7) Recruiter Performance

Are there any weak links in your team that are slowing down the recruitment process? It is just as important to find out if your recruiters and line managers are pulling their weight when clearing candidates through the hiring funnel. Is a line manager stalling feedback on a CV? Is a requisition/hiring approval taking longer than it should? Is a manager not interviewing a candidate? How many times are recruiters logging in? How many searches are performed or tasks are set up?

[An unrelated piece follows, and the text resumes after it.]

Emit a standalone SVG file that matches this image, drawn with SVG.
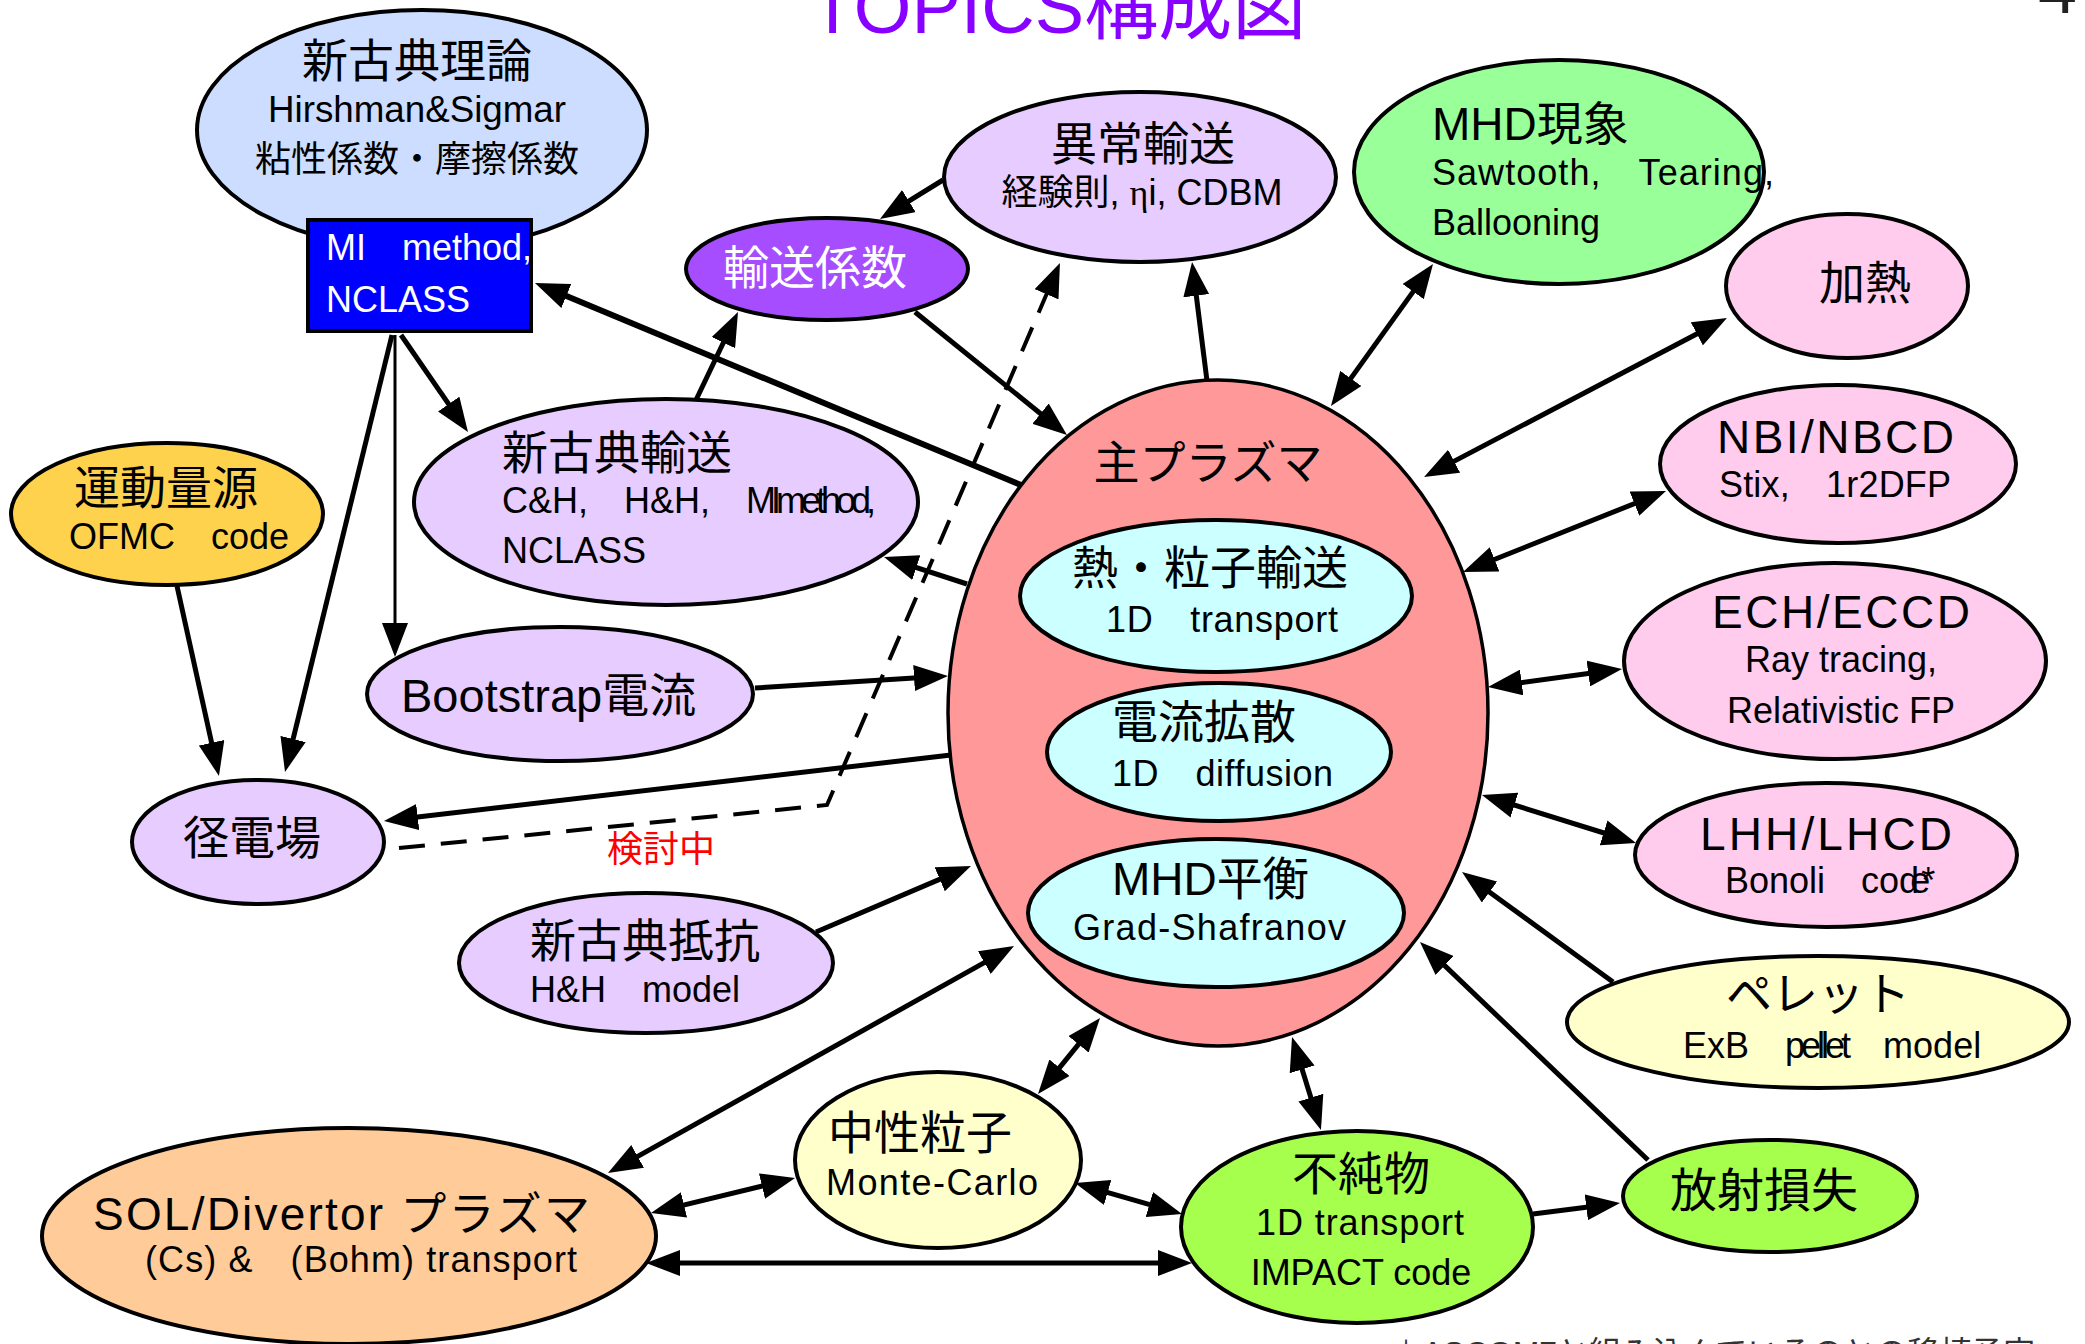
<svg xmlns="http://www.w3.org/2000/svg" width="2085" height="1344" viewBox="0 0 2085 1344">
<style>
.n{stroke:#000;stroke-width:4}
.t{font-family:"Liberation Sans","Noto Sans CJK JP",sans-serif;fill:#000}
.w{fill:#fff}
.h{font-size:46px}
.s{font-size:36px}
.m{text-anchor:middle}
.c{stroke:#000;stroke-width:5;fill:none}
.lav{fill:#e6ccff}
.pink{fill:#ffccee}
.yel{fill:#ffffcc}
.grn{fill:#a6ff4d}
</style>
<defs>
<marker id="ah" markerUnits="userSpaceOnUse" markerWidth="34" markerHeight="26" refX="24" refY="13" orient="auto-start-reverse">
<path d="M0,0 L34,13 L0,26 z" fill="#000"/>
</marker>
</defs>
<rect width="2085" height="1344" fill="#fff"/>

<g id="title">
<text x="810" y="33" style="font-family:'Liberation Sans','Noto Sans CJK JP',sans-serif;font-size:74px;fill:#8800ff">TOPICS構成図</text>
<text x="2038" y="13" style="font-family:'Liberation Sans',sans-serif;font-size:70px;fill:#222">4</text>
</g>

<g id="connectors">
<line class="c" x1="943" y1="180" x2="888.5" y2="213.7" marker-end="url(#ah)"/>
<line class="c" x1="915" y1="312" x2="1059.2" y2="428.7" marker-end="url(#ah)"/>
<line class="c" x1="696" y1="400" x2="733.7" y2="321" marker-end="url(#ah)"/>
<line class="c" style="stroke-width:6" x1="1021" y1="485" x2="544.2" y2="286.8" marker-end="url(#ah)"/>
<line class="c" x1="401" y1="335" x2="462.3" y2="423.8" marker-end="url(#ah)"/>
<line class="c" style="stroke-width:3" x1="395" y1="335" x2="395" y2="647" marker-end="url(#ah)"/>
<line class="c" x1="392" y1="335" x2="287.4" y2="762.3" marker-end="url(#ah)"/>
<line class="c" x1="177" y1="586" x2="216.8" y2="766.2" marker-end="url(#ah)"/>
<line class="c" x1="951" y1="755" x2="393.9" y2="819.8" marker-end="url(#ah)"/>
<path class="c" style="stroke-width:4;stroke-dasharray:26 16" d="M399,848 L827,805 L1056,272.2" marker-end="url(#ah)"/>
<line class="c" x1="755" y1="688" x2="938" y2="676.6" marker-end="url(#ah)"/>
<line class="c" x1="967" y1="584" x2="893.5" y2="560.1" marker-end="url(#ah)"/>
<line class="c" x1="816" y1="932" x2="961.8" y2="869.9" marker-end="url(#ah)"/>
<line class="c" x1="616.7" y1="1168.1" x2="1005.3" y2="950.9" marker-start="url(#ah)" marker-end="url(#ah)"/>
<line class="c" x1="1044.3" y1="1086.3" x2="1093.7" y2="1025.7" marker-start="url(#ah)" marker-end="url(#ah)"/>
<line class="c" x1="1318" y1="1120.5" x2="1295" y2="1046.5" marker-start="url(#ah)" marker-end="url(#ah)"/>
<line class="c" x1="1084.6" y1="1185.8" x2="1172.4" y2="1211.2" marker-start="url(#ah)" marker-end="url(#ah)"/>
<line class="c" x1="660.7" y1="1210.6" x2="785.3" y2="1180.4" marker-start="url(#ah)" marker-end="url(#ah)"/>
<line class="c" x1="656" y1="1263" x2="1182" y2="1263" marker-start="url(#ah)" marker-end="url(#ah)"/>
<line class="c" x1="1533" y1="1214" x2="1610.1" y2="1204.3" marker-end="url(#ah)"/>
<line class="c" x1="1648" y1="1160" x2="1427.2" y2="948.9" marker-end="url(#ah)"/>
<line class="c" x1="1613" y1="982" x2="1470.1" y2="877.9" marker-end="url(#ah)"/>
<line class="c" x1="1491.5" y1="798" x2="1626.5" y2="840" marker-start="url(#ah)" marker-end="url(#ah)"/>
<line class="c" x1="1497.9" y1="685.7" x2="1612.1" y2="670.3" marker-start="url(#ah)" marker-end="url(#ah)"/>
<line class="c" x1="1472.3" y1="568.3" x2="1656.7" y2="494.7" marker-start="url(#ah)" marker-end="url(#ah)"/>
<line class="c" x1="1432.9" y1="472.4" x2="1718.1" y2="322.7" marker-start="url(#ah)" marker-end="url(#ah)"/>
<line class="c" x1="1336.8" y1="397.9" x2="1427.2" y2="272.1" marker-start="url(#ah)" marker-end="url(#ah)"/>
<line class="c" x1="1207" y1="381" x2="1193.3" y2="271.9" marker-end="url(#ah)"/>
<text class="t s" x="607" y="862" style="fill:#ff0000">検討中</text>
</g>

<g id="neo-theory">
<ellipse class="n" cx="422" cy="130" rx="225" ry="120" fill="#ccddff"/>
<text class="t h m" x="417" y="77">新古典理論</text>
<text class="t s m" x="417" y="122" textLength="298" lengthAdjust="spacingAndGlyphs">Hirshman&amp;Sigmar</text>
<text class="t s m" x="417" y="172">粘性係数・摩擦係数</text>
</g>

<g id="mi-box">
<rect class="n" x="308" y="220" width="223" height="111" fill="#0000ff"/>
<text class="t s w" x="326" y="260">MI　method,</text>
<text class="t s w" x="326" y="312">NCLASS</text>
</g>

<g id="transport-coef">
<ellipse class="n" cx="827" cy="269" rx="141" ry="51" fill="#a64dff"/>
<text class="t h m w" x="815" y="284">輸送係数</text>
</g>

<g id="anomalous">
<ellipse class="n lav" cx="1140" cy="177" rx="196" ry="85"/>
<text class="t h m" x="1143" y="160">異常輸送</text>
<text class="t s m" x="1142" y="205">経験則, <tspan style="font-family:'Liberation Serif',serif">η</tspan>i, CDBM</text>
</g>

<g id="mhd-phen">
<ellipse class="n" cx="1559" cy="172" rx="205" ry="112" fill="#99ff99"/>
<text class="t h" x="1432" y="140">MHD現象</text>
<text class="t s" x="1432" y="185" textLength="342" lengthAdjust="spacing">Sawtooth,　Tearing,</text>
<text class="t s" x="1432" y="235">Ballooning</text>
</g>

<g id="heating">
<ellipse class="n pink" cx="1847" cy="286" rx="121" ry="72"/>
<text class="t h m" x="1865" y="299">加熱</text>
</g>

<g id="nbi">
<ellipse class="n pink" cx="1838" cy="464" rx="178" ry="79"/>
<text class="t h" x="1717" y="453" textLength="237" lengthAdjust="spacing">NBI/NBCD</text>
<text class="t s" x="1719" y="497" textLength="232" lengthAdjust="spacing">Stix,　1r2DFP</text>
</g>

<g id="ech">
<ellipse class="n pink" cx="1835" cy="661" rx="211" ry="98"/>
<text class="t h" x="1712" y="628" textLength="258" lengthAdjust="spacing">ECH/ECCD</text>
<text class="t s m" x="1841" y="672">Ray tracing,</text>
<text class="t s m" x="1841" y="723">Relativistic FP</text>
</g>

<g id="lhh">
<ellipse class="n pink" cx="1826" cy="855" rx="191" ry="72"/>
<text class="t h" x="1700" y="850" textLength="252" lengthAdjust="spacing">LHH/LHCD</text>
<text class="t s" x="1725" y="893">Bonoli　co<tspan style="letter-spacing:-9px">de*</tspan></text>
</g>

<g id="pellet">
<ellipse class="n yel" cx="1818" cy="1022" rx="251" ry="66"/>
<text class="t h m" x="1818" y="1010">ペレット</text>
<text class="t s" x="1683" y="1058">ExB　<tspan style="letter-spacing:-4px">pellet</tspan>　model</text>
</g>

<g id="radiation">
<ellipse class="n grn" cx="1770" cy="1196" rx="147" ry="56"/>
<text class="t m" style="font-size:47px" x="1764" y="1207">放射損失</text>
</g>

<g id="impurity">
<ellipse class="n grn" cx="1357" cy="1227" rx="176" ry="96"/>
<text class="t h m" x="1361" y="1190">不純物</text>
<text class="t s m" x="1360" y="1235" textLength="208" lengthAdjust="spacing">1D transport</text>
<text class="t s m" x="1361" y="1285">IMPACT code</text>
</g>

<g id="neutral">
<ellipse class="n yel" cx="938" cy="1160" rx="143" ry="88"/>
<text class="t h" x="828" y="1149">中性粒子</text>
<text class="t s" x="826" y="1195" textLength="212" lengthAdjust="spacing">Monte-Carlo</text>
</g>

<g id="sol">
<ellipse class="n" cx="349" cy="1236" rx="307" ry="108" fill="#ffcc99"/>
<text class="t h" x="93" y="1230" textLength="497" lengthAdjust="spacing">SOL/Divertor プラズマ</text>
<text class="t s" x="145" y="1272" textLength="432" lengthAdjust="spacing">(Cs) &amp;　(Bohm) transport</text>
</g>

<g id="neo-resist">
<ellipse class="n lav" cx="646" cy="963" rx="187" ry="70"/>
<text class="t h" x="530" y="957">新古典抵抗</text>
<text class="t s" x="530" y="1002">H&amp;H　model</text>
</g>

<g id="main-plasma">
<ellipse class="n" style="stroke-width:3.5" cx="1218" cy="713" rx="270" ry="333" fill="#ff9999"/>
<text class="t h m" x="1208" y="479">主プラズマ</text>
</g>

<g id="heat-particle">
<ellipse class="n" cx="1216" cy="596" rx="196" ry="76" fill="#ccffff"/>
<text class="t h m" x="1210" y="584">熱・粒子輸送</text>
<text class="t s" x="1106" y="632" textLength="232" lengthAdjust="spacing">1D　transport</text>
</g>

<g id="current-diff">
<ellipse class="n" cx="1219" cy="752" rx="172" ry="69" fill="#ccffff"/>
<text class="t h" x="1112" y="738">電流拡散</text>
<text class="t s" x="1112" y="786" textLength="221" lengthAdjust="spacing">1D　diffusion</text>
</g>

<g id="mhd-eq">
<ellipse class="n" cx="1216" cy="913" rx="188" ry="74" fill="#ccffff"/>
<text class="t h" x="1112" y="895">MHD平衡</text>
<text class="t s" x="1073" y="940" textLength="273" lengthAdjust="spacing">Grad-Shafranov</text>
</g>

<g id="neo-transport">
<ellipse class="n lav" cx="666" cy="502" rx="252" ry="103"/>
<text class="t h" x="502" y="469">新古典輸送</text>
<text class="t s" x="502" y="513">C&amp;H,　H&amp;H,　<tspan style="letter-spacing:-5px">MImethod,</tspan></text>
<text class="t s" x="502" y="563">NCLASS</text>
</g>

<g id="bootstrap">
<ellipse class="n lav" cx="560" cy="694" rx="193" ry="67"/>
<text class="t" style="font-size:47px" x="401" y="712">Bootstrap電流</text>
</g>

<g id="momentum">
<ellipse class="n" cx="167" cy="514" rx="156" ry="71" fill="#ffd24d"/>
<text class="t h" x="74" y="504">運動量源</text>
<text class="t s" x="69" y="549">OFMC　code</text>
</g>

<g id="radial-e">
<ellipse class="n lav" cx="258" cy="842" rx="126" ry="62"/>
<text class="t h" x="183" y="854">径電場</text>
</g>

<g id="footnote">
<text class="t" style="font-size:32px;fill:#333" x="1390" y="1364">＊ASCOM7と組み込んでいるのとの移植予定</text>
</g>
</svg>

If your ATS comes with a task management module, monitoring team performance can become very simple as it clarifies the comparison between user input and output. Through markers like status changes, activity logs, pending and completed tasks, recruiter performance becomes transparent which keeps tasks clearly defined and roadblocks easy to identify and solve.

8) Candidate Experience

User experience is hands-down, the most important aspect here. Since complete applications will only come from candidates that stayed long enough to hit ‘submit’, you need to ensure that their application flow is smooth, responsive and rewarding. You can send feedback surveys to candidates to get insight on your application’s user experience or you could add a simple ‘yes or no’ button in your email signatures that ask them whether they were comfortable with the application experience. To exhibit stronger quantitative control here, you can use NPS widgets to measure candidate satisfaction as well. Use the criticism you receive to keep improving and adapting and you will stay on top of your recruiting game.

Final Thoughts

How would you know what works unless you measure it?
Befriending data is a simple notion yet it is your best bet when you’re deep-diving into the analytics that your recruitment team really needs. Having relevant data and the insights it brings at your fingertips enables your recruitment team to work far more efficiently and it might just be the difference between making great and mediocre hires.